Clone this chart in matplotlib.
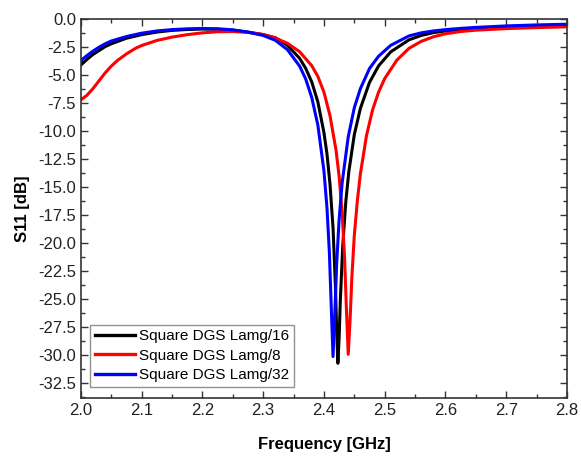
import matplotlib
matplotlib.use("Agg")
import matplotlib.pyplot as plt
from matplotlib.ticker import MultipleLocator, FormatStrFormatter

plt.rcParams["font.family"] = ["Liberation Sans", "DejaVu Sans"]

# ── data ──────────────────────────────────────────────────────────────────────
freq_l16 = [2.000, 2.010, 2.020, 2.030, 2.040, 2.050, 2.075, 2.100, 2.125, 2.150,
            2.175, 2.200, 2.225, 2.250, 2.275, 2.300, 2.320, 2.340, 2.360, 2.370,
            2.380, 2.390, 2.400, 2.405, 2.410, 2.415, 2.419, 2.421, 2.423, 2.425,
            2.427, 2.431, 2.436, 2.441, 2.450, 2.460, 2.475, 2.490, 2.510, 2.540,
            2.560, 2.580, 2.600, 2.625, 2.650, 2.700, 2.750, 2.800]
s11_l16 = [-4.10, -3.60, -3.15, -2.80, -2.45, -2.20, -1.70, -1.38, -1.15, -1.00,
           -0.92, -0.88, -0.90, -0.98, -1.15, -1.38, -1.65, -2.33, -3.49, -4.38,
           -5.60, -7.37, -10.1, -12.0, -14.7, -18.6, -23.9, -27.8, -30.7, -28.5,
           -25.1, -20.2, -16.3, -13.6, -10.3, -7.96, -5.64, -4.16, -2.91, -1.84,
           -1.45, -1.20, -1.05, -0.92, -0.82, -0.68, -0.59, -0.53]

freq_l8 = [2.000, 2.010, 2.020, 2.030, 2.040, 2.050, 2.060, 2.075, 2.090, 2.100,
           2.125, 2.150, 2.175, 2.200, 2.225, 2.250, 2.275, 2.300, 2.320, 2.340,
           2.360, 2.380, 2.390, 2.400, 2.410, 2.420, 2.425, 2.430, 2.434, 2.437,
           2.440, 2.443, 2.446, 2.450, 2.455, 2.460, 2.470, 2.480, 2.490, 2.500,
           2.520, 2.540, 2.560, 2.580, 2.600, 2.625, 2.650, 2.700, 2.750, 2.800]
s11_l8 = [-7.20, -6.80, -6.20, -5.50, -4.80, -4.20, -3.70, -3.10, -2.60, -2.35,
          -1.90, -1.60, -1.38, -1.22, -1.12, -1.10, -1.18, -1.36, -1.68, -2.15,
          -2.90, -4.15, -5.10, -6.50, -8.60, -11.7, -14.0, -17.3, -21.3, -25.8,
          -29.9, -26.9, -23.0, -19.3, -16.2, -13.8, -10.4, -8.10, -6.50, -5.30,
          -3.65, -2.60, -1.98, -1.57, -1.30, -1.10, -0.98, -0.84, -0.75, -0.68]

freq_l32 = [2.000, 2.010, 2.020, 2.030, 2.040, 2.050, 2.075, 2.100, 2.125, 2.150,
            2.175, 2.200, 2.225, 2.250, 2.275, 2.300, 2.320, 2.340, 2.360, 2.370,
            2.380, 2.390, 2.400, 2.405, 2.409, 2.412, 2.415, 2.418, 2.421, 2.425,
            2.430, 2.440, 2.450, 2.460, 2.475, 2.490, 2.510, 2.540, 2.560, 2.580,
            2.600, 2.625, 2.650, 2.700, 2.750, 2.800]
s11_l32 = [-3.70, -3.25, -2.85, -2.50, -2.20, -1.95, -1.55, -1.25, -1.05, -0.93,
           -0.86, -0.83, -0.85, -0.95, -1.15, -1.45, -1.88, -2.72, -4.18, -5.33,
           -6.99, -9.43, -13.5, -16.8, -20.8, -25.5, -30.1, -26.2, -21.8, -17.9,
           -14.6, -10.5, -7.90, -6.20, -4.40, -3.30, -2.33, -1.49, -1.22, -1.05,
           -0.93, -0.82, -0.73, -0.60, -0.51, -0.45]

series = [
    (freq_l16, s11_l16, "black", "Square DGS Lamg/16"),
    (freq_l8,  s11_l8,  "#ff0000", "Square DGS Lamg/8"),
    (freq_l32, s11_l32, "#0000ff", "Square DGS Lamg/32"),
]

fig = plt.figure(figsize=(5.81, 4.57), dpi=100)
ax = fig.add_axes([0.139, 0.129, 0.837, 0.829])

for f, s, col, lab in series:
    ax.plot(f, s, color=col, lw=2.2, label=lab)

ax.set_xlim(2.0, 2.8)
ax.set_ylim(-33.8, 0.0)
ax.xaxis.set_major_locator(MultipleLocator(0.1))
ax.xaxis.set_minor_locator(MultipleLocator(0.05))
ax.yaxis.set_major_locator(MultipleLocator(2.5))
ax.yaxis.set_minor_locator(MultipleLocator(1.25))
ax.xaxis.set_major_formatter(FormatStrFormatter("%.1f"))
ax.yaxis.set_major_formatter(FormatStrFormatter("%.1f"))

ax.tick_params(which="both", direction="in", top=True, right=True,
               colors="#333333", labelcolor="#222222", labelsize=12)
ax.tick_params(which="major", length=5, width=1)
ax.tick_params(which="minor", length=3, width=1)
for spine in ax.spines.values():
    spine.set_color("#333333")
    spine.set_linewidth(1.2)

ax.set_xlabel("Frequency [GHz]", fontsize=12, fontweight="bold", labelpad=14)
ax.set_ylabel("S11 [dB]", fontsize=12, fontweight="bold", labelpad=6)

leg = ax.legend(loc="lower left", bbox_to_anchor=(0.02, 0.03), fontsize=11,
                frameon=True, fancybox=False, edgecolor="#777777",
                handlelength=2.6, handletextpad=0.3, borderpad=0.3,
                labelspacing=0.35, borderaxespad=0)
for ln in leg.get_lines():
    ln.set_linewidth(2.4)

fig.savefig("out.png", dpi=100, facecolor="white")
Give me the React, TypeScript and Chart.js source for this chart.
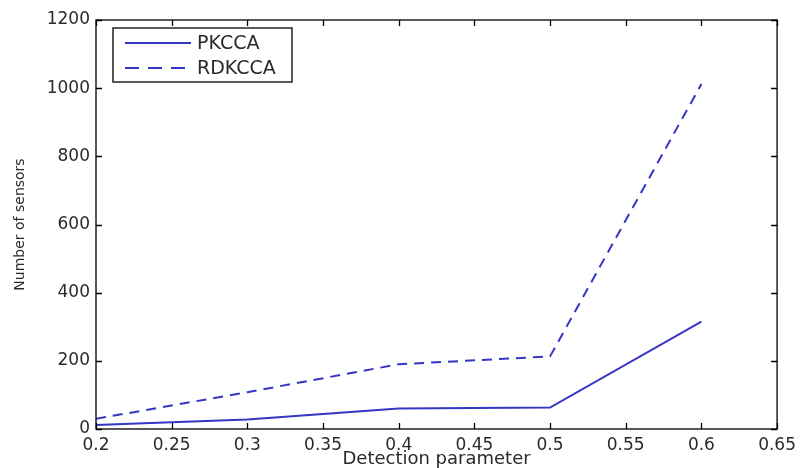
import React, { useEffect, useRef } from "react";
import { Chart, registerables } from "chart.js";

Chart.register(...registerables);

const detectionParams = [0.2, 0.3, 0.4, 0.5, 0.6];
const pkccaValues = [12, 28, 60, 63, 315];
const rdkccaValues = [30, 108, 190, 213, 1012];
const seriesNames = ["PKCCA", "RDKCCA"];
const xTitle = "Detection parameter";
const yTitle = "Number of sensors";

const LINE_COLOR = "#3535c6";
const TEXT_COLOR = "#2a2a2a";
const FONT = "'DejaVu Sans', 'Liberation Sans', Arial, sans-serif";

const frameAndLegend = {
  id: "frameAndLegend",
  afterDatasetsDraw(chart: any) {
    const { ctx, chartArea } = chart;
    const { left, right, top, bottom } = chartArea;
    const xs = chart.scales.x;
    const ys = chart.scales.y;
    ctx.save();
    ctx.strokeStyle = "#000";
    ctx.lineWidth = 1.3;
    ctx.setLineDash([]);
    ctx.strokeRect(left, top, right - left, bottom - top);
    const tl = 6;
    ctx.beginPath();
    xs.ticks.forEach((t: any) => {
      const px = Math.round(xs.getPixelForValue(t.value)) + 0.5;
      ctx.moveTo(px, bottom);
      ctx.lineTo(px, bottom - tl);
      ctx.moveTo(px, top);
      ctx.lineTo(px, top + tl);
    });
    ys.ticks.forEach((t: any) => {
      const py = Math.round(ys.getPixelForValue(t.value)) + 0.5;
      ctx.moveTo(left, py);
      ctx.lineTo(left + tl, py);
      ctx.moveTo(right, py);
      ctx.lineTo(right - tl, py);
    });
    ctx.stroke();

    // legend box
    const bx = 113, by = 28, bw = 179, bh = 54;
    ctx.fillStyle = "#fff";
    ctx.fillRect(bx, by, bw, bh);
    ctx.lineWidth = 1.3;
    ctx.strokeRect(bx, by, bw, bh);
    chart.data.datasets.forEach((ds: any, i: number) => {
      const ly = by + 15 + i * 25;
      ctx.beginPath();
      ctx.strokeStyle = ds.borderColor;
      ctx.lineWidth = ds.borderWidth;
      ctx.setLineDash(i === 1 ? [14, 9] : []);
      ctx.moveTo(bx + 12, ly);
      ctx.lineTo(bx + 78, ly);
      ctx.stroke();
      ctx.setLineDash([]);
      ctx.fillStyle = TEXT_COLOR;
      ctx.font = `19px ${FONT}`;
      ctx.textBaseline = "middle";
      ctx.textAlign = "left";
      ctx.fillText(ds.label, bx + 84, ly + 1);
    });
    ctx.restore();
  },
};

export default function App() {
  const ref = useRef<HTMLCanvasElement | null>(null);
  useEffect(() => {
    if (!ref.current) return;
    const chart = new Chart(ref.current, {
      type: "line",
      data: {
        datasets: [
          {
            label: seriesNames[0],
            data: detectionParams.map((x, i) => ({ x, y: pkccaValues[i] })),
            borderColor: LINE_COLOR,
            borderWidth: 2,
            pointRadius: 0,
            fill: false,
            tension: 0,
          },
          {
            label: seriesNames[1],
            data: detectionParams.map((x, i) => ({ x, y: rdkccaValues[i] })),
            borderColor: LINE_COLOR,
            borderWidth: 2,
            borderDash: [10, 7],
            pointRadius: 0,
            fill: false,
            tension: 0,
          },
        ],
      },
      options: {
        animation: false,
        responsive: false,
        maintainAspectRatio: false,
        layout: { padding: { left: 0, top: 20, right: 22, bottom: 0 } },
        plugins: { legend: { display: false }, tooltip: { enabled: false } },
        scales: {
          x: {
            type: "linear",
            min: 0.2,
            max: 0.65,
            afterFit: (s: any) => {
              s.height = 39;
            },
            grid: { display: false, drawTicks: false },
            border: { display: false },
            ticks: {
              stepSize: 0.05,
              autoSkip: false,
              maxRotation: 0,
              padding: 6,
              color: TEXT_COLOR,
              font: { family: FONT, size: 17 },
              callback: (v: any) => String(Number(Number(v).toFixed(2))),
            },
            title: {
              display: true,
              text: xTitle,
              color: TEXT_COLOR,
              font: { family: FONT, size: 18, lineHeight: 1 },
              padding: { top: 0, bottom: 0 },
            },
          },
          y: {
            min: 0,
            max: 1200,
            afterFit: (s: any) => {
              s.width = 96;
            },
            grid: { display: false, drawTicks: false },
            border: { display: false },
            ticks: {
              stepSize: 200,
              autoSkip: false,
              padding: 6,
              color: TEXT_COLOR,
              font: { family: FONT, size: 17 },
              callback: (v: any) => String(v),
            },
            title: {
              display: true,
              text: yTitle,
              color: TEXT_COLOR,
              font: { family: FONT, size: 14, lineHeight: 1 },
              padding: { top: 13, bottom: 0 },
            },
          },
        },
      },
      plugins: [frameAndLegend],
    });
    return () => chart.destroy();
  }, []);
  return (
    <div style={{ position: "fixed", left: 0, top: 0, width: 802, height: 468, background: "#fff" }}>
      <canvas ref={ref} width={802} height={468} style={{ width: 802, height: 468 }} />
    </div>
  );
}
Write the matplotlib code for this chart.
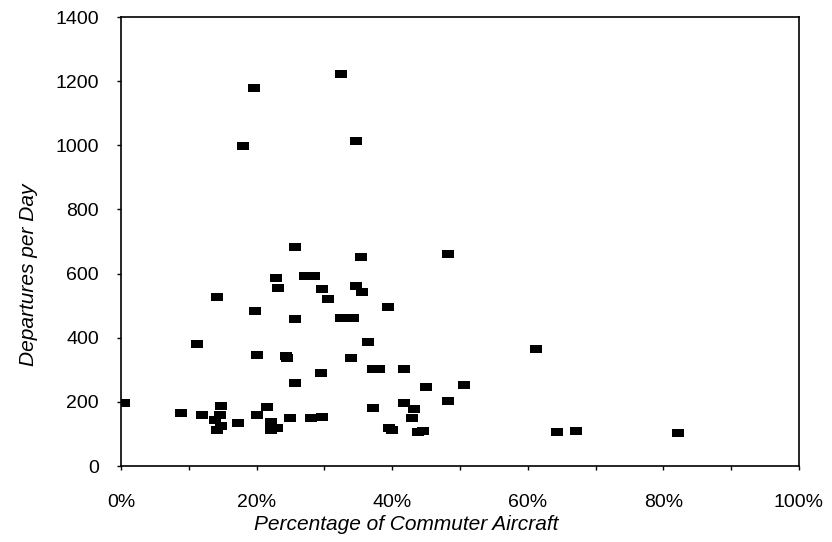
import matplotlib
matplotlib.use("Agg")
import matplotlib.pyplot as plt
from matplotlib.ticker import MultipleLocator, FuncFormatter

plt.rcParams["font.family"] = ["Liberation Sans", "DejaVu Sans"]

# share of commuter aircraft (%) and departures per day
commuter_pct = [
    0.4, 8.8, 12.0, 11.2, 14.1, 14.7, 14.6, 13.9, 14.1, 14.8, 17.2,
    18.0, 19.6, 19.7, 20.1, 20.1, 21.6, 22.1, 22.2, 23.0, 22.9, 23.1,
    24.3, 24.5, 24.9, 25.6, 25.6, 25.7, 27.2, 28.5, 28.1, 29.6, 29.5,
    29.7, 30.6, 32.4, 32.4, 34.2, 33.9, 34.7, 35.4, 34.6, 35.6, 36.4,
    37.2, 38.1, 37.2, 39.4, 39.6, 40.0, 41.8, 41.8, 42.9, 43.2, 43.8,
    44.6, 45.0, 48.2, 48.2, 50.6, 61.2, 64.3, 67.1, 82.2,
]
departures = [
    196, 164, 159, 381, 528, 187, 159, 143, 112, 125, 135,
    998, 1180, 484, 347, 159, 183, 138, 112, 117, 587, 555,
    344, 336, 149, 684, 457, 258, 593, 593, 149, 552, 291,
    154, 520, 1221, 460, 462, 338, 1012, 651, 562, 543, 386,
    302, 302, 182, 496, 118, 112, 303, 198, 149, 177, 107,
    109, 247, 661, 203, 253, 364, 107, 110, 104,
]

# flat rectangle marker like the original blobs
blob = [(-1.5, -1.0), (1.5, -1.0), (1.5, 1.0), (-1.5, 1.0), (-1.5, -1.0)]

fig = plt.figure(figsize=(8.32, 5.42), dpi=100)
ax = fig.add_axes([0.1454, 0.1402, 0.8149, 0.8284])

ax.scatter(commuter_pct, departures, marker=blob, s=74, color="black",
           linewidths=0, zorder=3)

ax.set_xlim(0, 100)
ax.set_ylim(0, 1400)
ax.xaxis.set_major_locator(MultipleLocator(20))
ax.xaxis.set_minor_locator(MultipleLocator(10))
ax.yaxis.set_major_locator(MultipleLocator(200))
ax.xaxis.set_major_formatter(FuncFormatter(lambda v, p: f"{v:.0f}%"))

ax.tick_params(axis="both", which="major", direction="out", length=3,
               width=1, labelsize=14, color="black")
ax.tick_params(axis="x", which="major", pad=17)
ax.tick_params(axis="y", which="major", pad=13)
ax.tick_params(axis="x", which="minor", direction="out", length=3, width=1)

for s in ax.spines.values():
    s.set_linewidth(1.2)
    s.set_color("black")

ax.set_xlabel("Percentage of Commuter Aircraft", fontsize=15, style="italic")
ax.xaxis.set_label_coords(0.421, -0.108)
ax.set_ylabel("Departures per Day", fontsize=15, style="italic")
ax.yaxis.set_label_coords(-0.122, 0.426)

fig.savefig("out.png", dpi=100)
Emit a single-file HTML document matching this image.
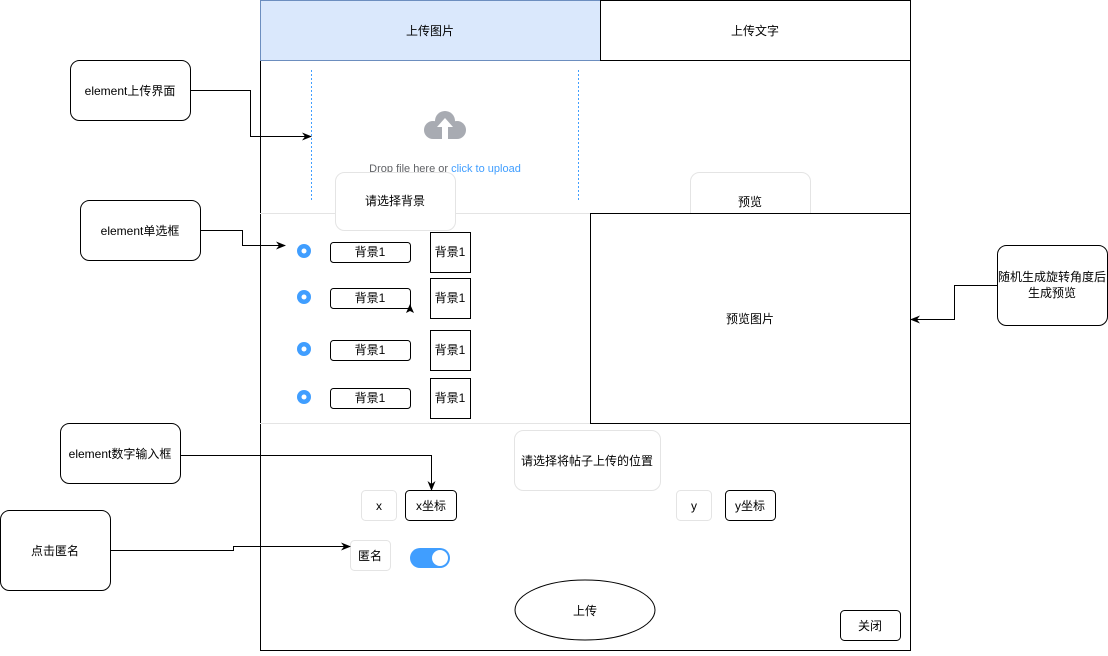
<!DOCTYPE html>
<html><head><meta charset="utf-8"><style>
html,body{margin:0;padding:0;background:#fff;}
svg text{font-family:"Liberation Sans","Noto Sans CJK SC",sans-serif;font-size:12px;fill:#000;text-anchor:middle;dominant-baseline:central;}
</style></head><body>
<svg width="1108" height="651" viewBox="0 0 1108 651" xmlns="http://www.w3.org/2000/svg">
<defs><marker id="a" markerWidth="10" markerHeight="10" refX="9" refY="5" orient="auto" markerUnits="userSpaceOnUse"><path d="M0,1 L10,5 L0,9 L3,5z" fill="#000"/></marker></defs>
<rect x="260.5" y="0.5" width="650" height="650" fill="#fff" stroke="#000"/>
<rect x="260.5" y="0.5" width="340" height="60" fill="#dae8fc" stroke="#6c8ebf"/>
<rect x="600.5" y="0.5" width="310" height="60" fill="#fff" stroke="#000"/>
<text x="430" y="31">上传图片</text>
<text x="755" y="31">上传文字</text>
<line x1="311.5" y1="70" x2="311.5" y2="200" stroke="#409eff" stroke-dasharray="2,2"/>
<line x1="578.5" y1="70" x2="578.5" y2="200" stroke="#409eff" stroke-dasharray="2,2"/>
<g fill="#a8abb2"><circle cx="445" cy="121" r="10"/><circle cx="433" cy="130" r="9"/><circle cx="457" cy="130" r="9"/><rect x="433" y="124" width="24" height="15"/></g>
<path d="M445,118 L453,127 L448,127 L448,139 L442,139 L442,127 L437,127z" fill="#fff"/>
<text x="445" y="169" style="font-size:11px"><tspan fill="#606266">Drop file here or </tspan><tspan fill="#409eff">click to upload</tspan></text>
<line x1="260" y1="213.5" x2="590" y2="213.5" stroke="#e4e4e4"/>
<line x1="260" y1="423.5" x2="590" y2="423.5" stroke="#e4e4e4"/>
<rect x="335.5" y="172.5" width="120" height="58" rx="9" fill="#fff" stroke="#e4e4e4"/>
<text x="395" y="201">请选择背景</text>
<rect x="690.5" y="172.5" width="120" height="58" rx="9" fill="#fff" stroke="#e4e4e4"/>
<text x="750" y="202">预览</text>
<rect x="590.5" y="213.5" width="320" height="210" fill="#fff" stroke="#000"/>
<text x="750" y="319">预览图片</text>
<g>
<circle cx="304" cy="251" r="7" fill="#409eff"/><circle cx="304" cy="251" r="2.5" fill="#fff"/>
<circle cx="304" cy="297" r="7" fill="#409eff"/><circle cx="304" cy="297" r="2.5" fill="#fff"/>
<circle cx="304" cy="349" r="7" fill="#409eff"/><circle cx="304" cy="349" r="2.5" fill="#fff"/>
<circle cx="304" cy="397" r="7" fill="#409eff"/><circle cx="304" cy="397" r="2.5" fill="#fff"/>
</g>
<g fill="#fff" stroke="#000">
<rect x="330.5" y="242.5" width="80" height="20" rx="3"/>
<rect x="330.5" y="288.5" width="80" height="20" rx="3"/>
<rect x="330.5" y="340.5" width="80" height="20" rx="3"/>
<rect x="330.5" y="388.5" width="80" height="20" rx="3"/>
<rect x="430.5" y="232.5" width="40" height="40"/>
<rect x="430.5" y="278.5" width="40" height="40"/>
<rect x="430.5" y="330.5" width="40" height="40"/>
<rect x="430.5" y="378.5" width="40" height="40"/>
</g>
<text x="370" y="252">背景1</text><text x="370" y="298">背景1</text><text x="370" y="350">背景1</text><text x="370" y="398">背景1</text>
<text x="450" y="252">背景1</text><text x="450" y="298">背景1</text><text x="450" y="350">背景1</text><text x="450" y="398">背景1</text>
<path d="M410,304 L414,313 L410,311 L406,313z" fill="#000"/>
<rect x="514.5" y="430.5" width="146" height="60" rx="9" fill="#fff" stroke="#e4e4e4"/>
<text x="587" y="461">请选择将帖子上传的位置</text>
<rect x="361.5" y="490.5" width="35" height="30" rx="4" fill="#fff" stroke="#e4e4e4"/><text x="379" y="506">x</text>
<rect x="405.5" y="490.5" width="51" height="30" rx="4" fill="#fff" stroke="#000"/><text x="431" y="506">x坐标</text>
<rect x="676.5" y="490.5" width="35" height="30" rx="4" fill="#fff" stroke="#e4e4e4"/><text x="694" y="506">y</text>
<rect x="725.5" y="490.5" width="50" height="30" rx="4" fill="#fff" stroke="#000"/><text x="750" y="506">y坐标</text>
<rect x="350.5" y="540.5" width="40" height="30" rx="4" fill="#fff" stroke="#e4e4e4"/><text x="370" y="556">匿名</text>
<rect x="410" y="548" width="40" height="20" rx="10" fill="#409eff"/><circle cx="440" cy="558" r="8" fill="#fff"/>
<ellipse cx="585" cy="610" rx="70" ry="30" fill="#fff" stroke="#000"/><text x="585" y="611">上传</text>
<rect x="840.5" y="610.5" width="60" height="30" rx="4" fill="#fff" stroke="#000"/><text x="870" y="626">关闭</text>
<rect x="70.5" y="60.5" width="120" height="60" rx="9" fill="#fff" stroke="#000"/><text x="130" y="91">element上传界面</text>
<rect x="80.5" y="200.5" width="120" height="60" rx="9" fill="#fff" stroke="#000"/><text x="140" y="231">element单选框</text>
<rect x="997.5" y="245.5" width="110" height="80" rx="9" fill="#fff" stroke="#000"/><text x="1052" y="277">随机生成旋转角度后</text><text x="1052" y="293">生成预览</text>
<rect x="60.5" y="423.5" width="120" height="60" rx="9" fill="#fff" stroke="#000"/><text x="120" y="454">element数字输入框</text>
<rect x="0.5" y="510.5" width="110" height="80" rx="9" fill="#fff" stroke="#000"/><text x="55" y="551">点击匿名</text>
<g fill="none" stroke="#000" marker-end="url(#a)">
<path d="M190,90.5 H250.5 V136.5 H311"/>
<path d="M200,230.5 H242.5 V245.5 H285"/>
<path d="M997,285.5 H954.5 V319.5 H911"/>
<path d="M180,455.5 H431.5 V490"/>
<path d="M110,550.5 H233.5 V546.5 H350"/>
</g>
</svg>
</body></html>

◇ ◇ ◇ ◇

__Written exercise__:
Look for "matplotlib" and pull out every line that has it.

__Solution to this problem__:
Clone this chart in matplotlib.
import matplotlib
matplotlib.use("Agg")
import matplotlib.pyplot as plt
from matplotlib.ticker import MultipleLocator, FormatStrFormatter
Write the matplotlib code for this chart.
import matplotlib
matplotlib.use("Agg")
import matplotlib.pyplot as plt
from matplotlib.ticker import MultipleLocator, FuncFormatter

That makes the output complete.